Mark, sorry I missed you yesterday. Decided to try WH New...
What did everybody see out there that reminded them of other MacKenzie holes / elements on later courses? Did you connect any dots?
The Gibraltar connection to 11 is a good one!
Here's one I saw, maybe I'm connecting dots that don't exist but anyway:
The 5th reminded me of of the 1st at NSW; both play very similarly. Here's a pic of 1 NSW:
Both are short par 4s with rightward-canted fairways, play from peak to peak across valleys, and guard the green via bunkers short and right that play much larger than their outlines; i.e., the surrounding land slopes toward the bunkers. The challenge on both holes is two-fold: go as far left as you dare, and go as far as you dare. The punishments for failure are similar.
The interesting thing is to speculate on what Mac took away or learned from designing Alwoodley, how he might have taken an idea from his original course and changed it, perhaps improved it.
In that light, a few differences between the holes:
1 NSW is driveable by a far greater number of golfers and therefore tantalizes the golfer with the very real prospect of great reward.
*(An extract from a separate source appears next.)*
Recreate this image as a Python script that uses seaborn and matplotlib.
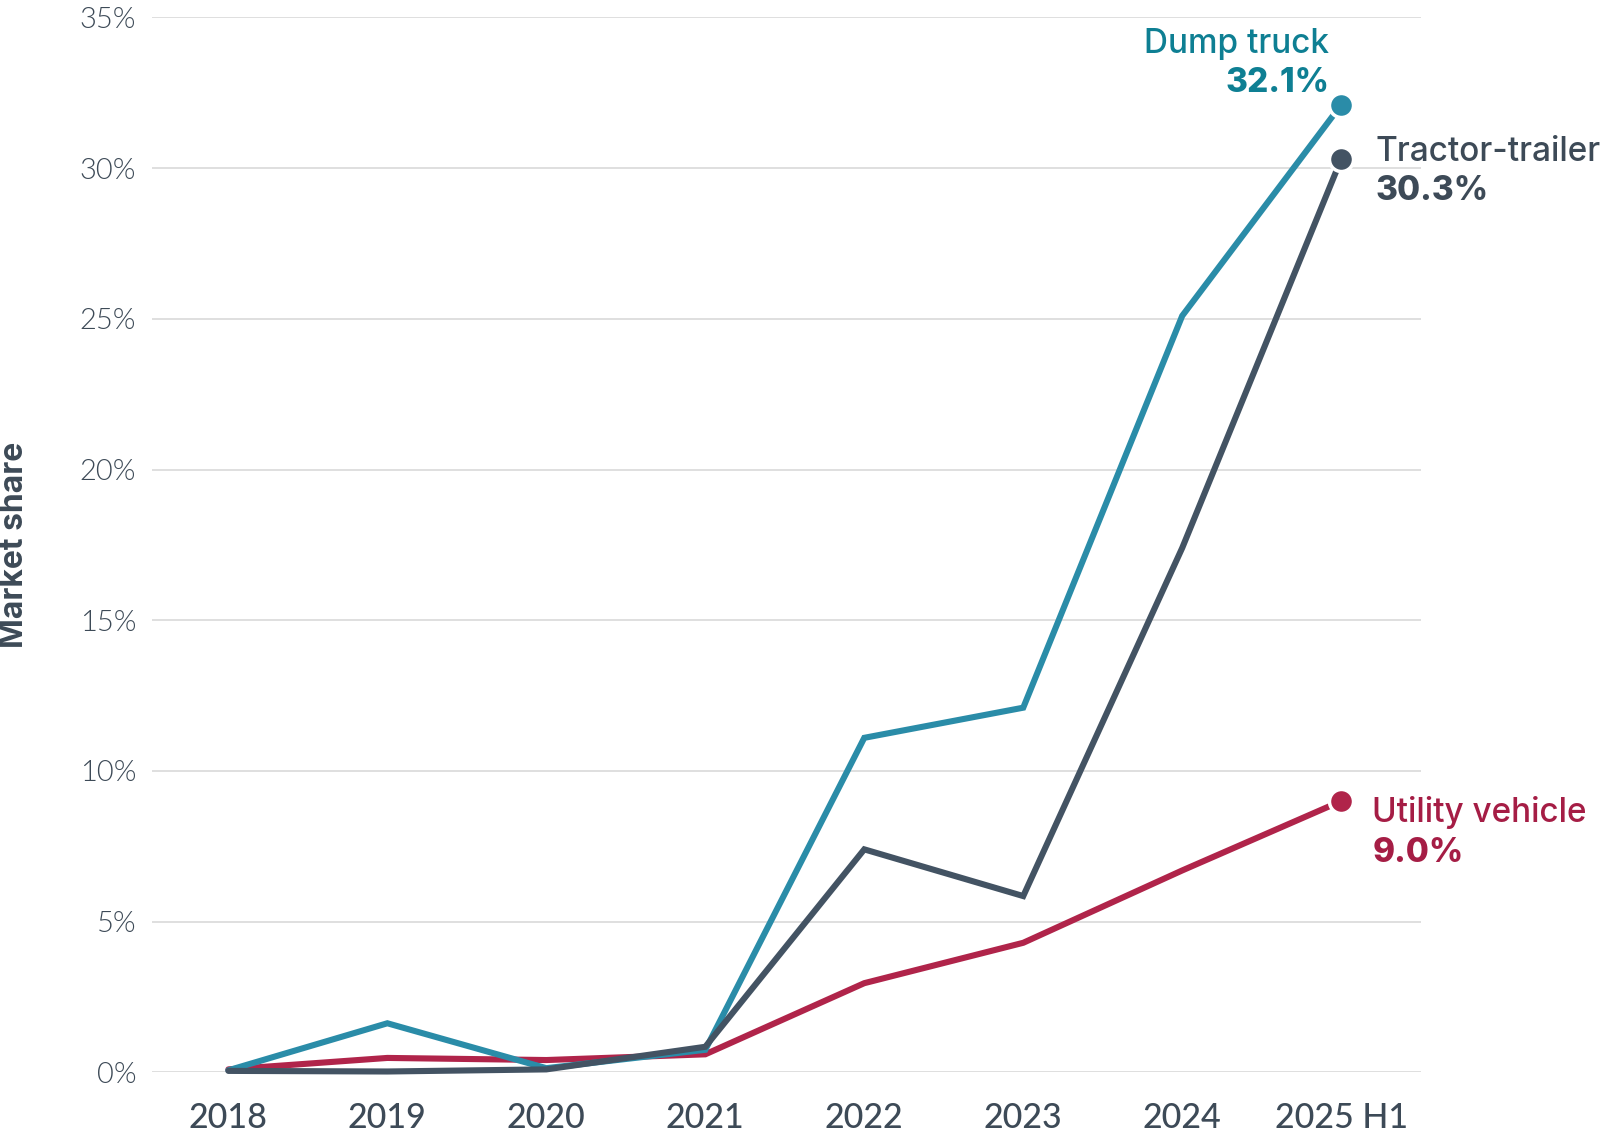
import matplotlib
matplotlib.use("Agg")
import matplotlib.pyplot as plt
import seaborn as sns
import pandas as pd
import numpy as np

years = ["2018", "2019", "2020", "2021", "2022", "2023", "2024", "2025 H1"]
dump_truck = [0.07, 1.63, 0.14, 0.75, 11.1, 12.1, 25.1, 32.1]
tractor_trailer = [0.05, 0.03, 0.1, 0.85, 7.4, 5.85, 17.4, 30.3]
utility_vehicle = [0.1, 0.48, 0.41, 0.6, 2.96, 4.3, 6.7, 9.0]
series_names = ["Utility vehicle", "Dump truck", "Tractor-trailer"]
y_ticks = [0, 5, 10, 15, 20, 25, 30, 35]

line_colors = {"Dump truck": "#2a8ca8", "Tractor-trailer": "#435363", "Utility vehicle": "#b0244a"}
text_colors = {"Dump truck": "#0e7f93", "Tractor-trailer": "#3d4a57", "Utility vehicle": "#a51d45"}

rows = []
for name, vals in zip(series_names, [utility_vehicle, dump_truck, tractor_trailer]):
    for i, v in enumerate(vals):
        rows.append({"x": i, "year": years[i], "share": v, "series": name})
df = pd.DataFrame(rows)

sns.set_theme(style="white")
plt.rcParams["font.family"] = ["Lato", "DejaVu Sans"]
ann_font = ["Inter", "Lato", "DejaVu Sans"]

fig = plt.figure(figsize=(16.06, 11.40), dpi=100)
ax = fig.add_axes([0.0944, 0.0593, 0.7902, 0.9254])

for name in series_names:
    sub = df[df["series"] == name]
    sns.lineplot(data=sub, x="x", y="share", color=line_colors[name], linewidth=4.4,
                 ax=ax, legend=False, clip_on=False, solid_capstyle="round",
                 solid_joinstyle="miter")

last = df[df["x"] == len(years) - 1]
for name in series_names:
    sub = last[last["series"] == name]
    sns.scatterplot(data=sub, x="x", y="share", color=line_colors[name], s=300,
                    edgecolor="white", linewidth=2.5, ax=ax, legend=False, clip_on=False, zorder=5)

ax.set_xlim(-0.483, 7.5)
ax.set_ylim(0, 35)
ax.set_yticks(y_ticks)
ax.set_yticklabels([f"{t}%" for t in y_ticks])
ax.set_xticks(range(len(years)))
ax.set_xticklabels(years)
ax.grid(axis="y", color="#d9d9d9", linewidth=1.2)
ax.grid(axis="x", visible=False)
ax.set_axisbelow(True)
for s in ax.spines.values():
    s.set_visible(False)
ax.tick_params(axis="y", length=0, pad=11, labelsize=21, labelcolor="#3d4a57")
ax.tick_params(axis="x", length=0, pad=21, labelsize=24.5, labelcolor="#3d4a57")
for lab in ax.get_yticklabels():
    lab.set_fontweight(300)
for lab in ax.get_xticklabels():
    lab.set_fontweight("medium")
ax.set_xlabel("")
ax.set_ylabel("Market share", fontsize=23, fontweight="bold", color="#3d4a57", family=ann_font)
ax.yaxis.set_label_coords(-0.0955, 0.5)

ix = len(years) - 1
common = dict(textcoords="offset pixels", va="baseline", fontsize=24, family=ann_font, annotation_clip=False)
# Dump truck
ax.annotate("Dump truck", (ix, dump_truck[-1]), xytext=(-12, 52), ha="right", fontweight="medium",
            color=text_colors["Dump truck"], **common)
ax.annotate(f"{dump_truck[-1]:.1f}%", (ix, dump_truck[-1]), xytext=(-12, 13), ha="right", fontweight="heavy",
            color=text_colors["Dump truck"], **common)
# Tractor-trailer
ax.annotate("Tractor-trailer", (ix, tractor_trailer[-1]), xytext=(34, -2), ha="left", fontweight="medium",
            color=text_colors["Tractor-trailer"], **common)
ax.annotate(f"{tractor_trailer[-1]:.1f}%", (ix, tractor_trailer[-1]), xytext=(34, -41), ha="left",
            fontweight="heavy", color=text_colors["Tractor-trailer"], **common)
# Utility vehicle
ax.annotate("Utility vehicle", (ix, utility_vehicle[-1]), xytext=(31, -21), ha="left", fontweight="medium",
            color=text_colors["Utility vehicle"], **common)
ax.annotate(f"{utility_vehicle[-1]:.1f}%", (ix, utility_vehicle[-1]), xytext=(31, -61), ha="left",
            fontweight="heavy", color=text_colors["Utility vehicle"], **common)

fig.savefig("out.png", dpi=100)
5 Alwoodley has the advantage of indigenous flora that nominally are "playable" (heather), encouraging the wayward golfer to hit a stupid / heroic second shot, but Mac used bunkers right of 1 NSW fairway to recreate that type of penalty. (As to left at NSW, I don't believe that forest originally was there but I can't be bothered to check the club history to see what was there. But one could imagine long grass, scrub or some such other penalty from which the heroic / stupid shot may be attempted.)
By placing the bunkers on 1 NSW harder against the green, and draping the green on and over the precipice of the hill (severe false front), Mac pushed back -- delayed if you will -- the punishment, enabling the golfer to experience the thrill of driving the green, his ball seemingly having run the entire gauntlet of hazards...only to see the ball retreat back into the Maelstrom bunker. (Any Norse fishermen out there to appreciate that?) The emotional resonance of 1 NSW is higher.
I very much enjoyed both holes!
Did anyone notice anything else out there?
Why is Alwoodley a course worth studying, not simply for intrinsic design elements but as a window into the design philosophies and subsequent courses of Alister MacKenzie?